Tuesdays are usually a tricky day for me as I have both girls at home on my own and I find that selecting activities to occupy Catrin on those days (especially while I have to attend to Bethan) is a delicate balancing act. There is a fine line between boredom, capturing her interest and causing her to become over excited. If she gets too excitable she tires quickly but refuses to snooze and then the tantrums increase in frequency and intensity and she becomes gradually less susceptible to reason. Today started promisingly, however, as Bethan had (for the first time ever) slept from 9.30pm to 5.15am…which I would count as ‘through the night’. I felt ready to take on the day and my vision was clear and crisp again.
As today was a rare warm and sunny one (we have been very lucky with the weather recently), I invited two of Catrin’s & Bethan’s friends over and set the paddling pool up. They had such a lovely time hurling themselves about in it and throwing a beach ball around the garden. Sometimes I think Catrin might be a bit lonely at home as she can’t yet really play with Bethan. It is so important for her to have friends to ransack her room with, get covered in wet grass cuttings with and scoff biscuits with. The only downside of having her friends around is that she tends to get over excited and then is very sad when her friends have to go home because she wants them to “stay forever and ever and ever in our garden”. Then the tiredness sets in and the naughtiness begins.

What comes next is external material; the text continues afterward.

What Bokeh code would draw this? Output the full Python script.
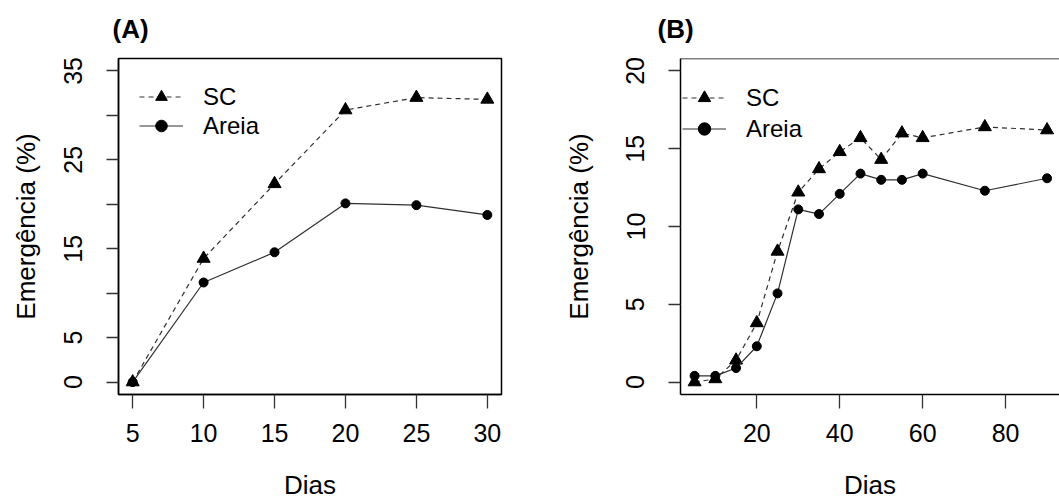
from bokeh.plotting import figure
from bokeh.models import FixedTicker, Legend, LegendItem, Range1d, Span
from bokeh.layouts import row
from bokeh.embed import file_html
from bokeh.resources import INLINE

# ---- data ----
dias_a = [5, 10, 15, 20, 25, 30]
sc_a = [0.0, 13.9, 22.3, 30.6, 32.0, 31.8]
areia_a = [0.0, 11.2, 14.6, 20.1, 19.9, 18.8]

dias_b = [5, 10, 15, 20, 25, 30, 35, 40, 45, 50, 55, 60, 75, 90]
sc_b = [0.0, 0.2, 1.4, 3.8, 8.4, 12.2, 13.7, 14.8, 15.7, 14.3, 16.0, 15.7, 16.4, 16.2]
areia_b = [0.4, 0.4, 0.9, 2.3, 5.7, 11.1, 10.8, 12.1, 13.4, 13.0, 13.0, 13.4, 12.3, 13.1]

xticks_a = [5, 10, 15, 20, 25, 30]
yticks_a = [0, 5, 10, 15, 20, 25, 30, 35]
yhidden_a = [10, 20, 30]
xticks_b = [20, 40, 60, 80, 100]
yticks_b = [0, 5, 10, 15, 20]

FONT = "Liberation Sans"
LINE_COL = "#303030"


def make_panel(title, x, sc, ar, xr, yr, xt, yt, yhide, w, h, bl, br,
               ylab_standoff, leg_loc, leg_h, use_outline, title_dx):
    p = figure(width=w, height=h, x_range=Range1d(*xr), y_range=Range1d(*yr),
               output_backend="svg", toolbar_location=None,
               min_border_left=bl, min_border_right=br,
               min_border_top=58, min_border_bottom=109)
    p.title.text = title
    p.title.text_font = FONT
    p.title.text_font_size = "26px"
    p.title.text_font_style = "bold"
    p.title.text_color = "black"
    p.title.align = "left"
    p.title.vertical_align = "top"
    p.title.offset = title_dx
    p.title.standoff = 26
    p.grid.visible = False
    p.background_fill_color = "white"
    p.border_fill_color = "white"
    if use_outline:
        p.outline_line_color = "black"
        p.outline_line_width = 1.5
    else:
        p.outline_line_alpha = 0
        p.add_layout(Span(location=yr[1], dimension="width",
                          line_color="black", line_width=1.5))

    for ax in (p.xaxis[0], p.yaxis[0]):
        ax.axis_line_color = "black"
        ax.axis_line_width = 1.5
        ax.major_tick_line_color = "#333333"
        ax.major_tick_line_width = 1.3
        ax.major_tick_in = 0
        ax.minor_tick_line_color = None
        ax.major_label_text_font = FONT
        ax.major_label_text_font_size = "25px"
        ax.major_label_text_color = "black"
        ax.axis_label_text_font = FONT
        ax.axis_label_text_font_size = "26px"
        ax.axis_label_text_font_style = "normal"
        ax.axis_label_text_color = "black"

    p.xaxis.ticker = FixedTicker(ticks=xt)
    p.xaxis.major_tick_out = 14
    p.xaxis.major_label_standoff = 15
    p.xaxis.axis_label = "Dias"
    p.xaxis.axis_label_standoff = 25

    p.yaxis.ticker = FixedTicker(ticks=yt)
    p.yaxis.major_tick_out = 12
    p.yaxis.major_label_orientation = "vertical"
    p.yaxis.major_label_standoff = 24
    p.yaxis.major_label_overrides = {v: "" for v in yhide}
    p.yaxis.axis_label = "Emergência (%)"
    p.yaxis.axis_label_standoff = ylab_standoff

    l1 = p.line(x, sc, line_color=LINE_COL, line_width=1.2, line_dash="5 4")
    s1 = p.scatter(x, sc, marker="triangle", size=13, fill_color="black",
                   line_color="black")
    l2 = p.line(x, ar, line_color=LINE_COL, line_width=1.2)
    s2 = p.scatter(x, ar, marker="circle", size=9, fill_color="black",
                   line_color="black")

    leg = Legend(items=[LegendItem(label="SC", renderers=[l1, s1]),
                        LegendItem(label="Areia", renderers=[l2, s2])],
                 location=leg_loc, glyph_width=44, glyph_height=leg_h,
                 label_height=leg_h, spacing=0, padding=0, margin=0,
                 label_standoff=20, border_line_alpha=0,
                 background_fill_alpha=0, label_text_font=FONT,
                 label_text_font_size="24px", label_text_color="black")
    p.add_layout(leg)
    return p


pa = make_panel("(A)", dias_a, sc_a, areia_a, (4.0, 31.0), (-1.4, 36.4),
                xticks_a, yticks_a, yhidden_a, 530, 503, 118, 29,
                21, (21, 254), 29, True, -6)
pb = make_panel("(B)", dias_b, sc_b, areia_b, (1.6, 93.0), (-0.8, 20.8),
                xticks_b, yticks_b, [], 529, 503, 150, 0,
                30, (2, 250), 31, False, -23)

layout = row(pa, pb)
open("out.html", "w").write(file_html(layout, INLINE))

It is obvious that considerably more tantrums occur when small children (and big kids) are tired but there are other factors at play with Catrin…namely excitement level, disappointment level and the amount of sugar she has consumed. As I listened to Catrin’s tirade “I want Boj! I don’t want that! I’m hungry! I don’t know what I want to eat! I want Peppa Pig! Mummy come here! Mummy go away! Read this! I want Toy Story! Do it now! I want my Elsa dress! I am NOT tired!”, I considered a theory…I will call it the ‘Tuesday Tantrum Coefficient’. If I give the factors of excitement, disappointment and sugar consumption points out of 10 and tiredness points out of 20, I can use the following formula to guess when her tantrums will occur and predict their severity (a bit like storm warnings).
Tuesday Tantrum coefficient (TTC)= (tiredness(T) + excitement(E) +disappointment(D) + sugar(S)) x 2
So at the peak of this afternoon’s stropathon:
T= 18/20 (exhausted after paddling pool and fun with friends)
E= 9/10 (very excited indeed about having her friends to play)
D= 7/10 (very sad when her friends went home)
S= 3/10 (a few biscuits)
TTC= (18+9+7+3) x 2 = 74%
Based on her behaviour as she becomes increasingly tired, I estimate that the tantrum trigger point is at around 55% on the Tuesday Tantrum Coefficient scale (which I shall call the Strop Line). The diagram below indicates warning levels on the TTC scale (it is a high tech illustration, sponsored by Crayola).
As I watched the sun setting on the smoke from a giant scrap yard fire a mile away I reflected on how the day had not turned out quite as I had planned. Catrin was sleeping off her megastrop and I took a deep breath…tomorrow is another day.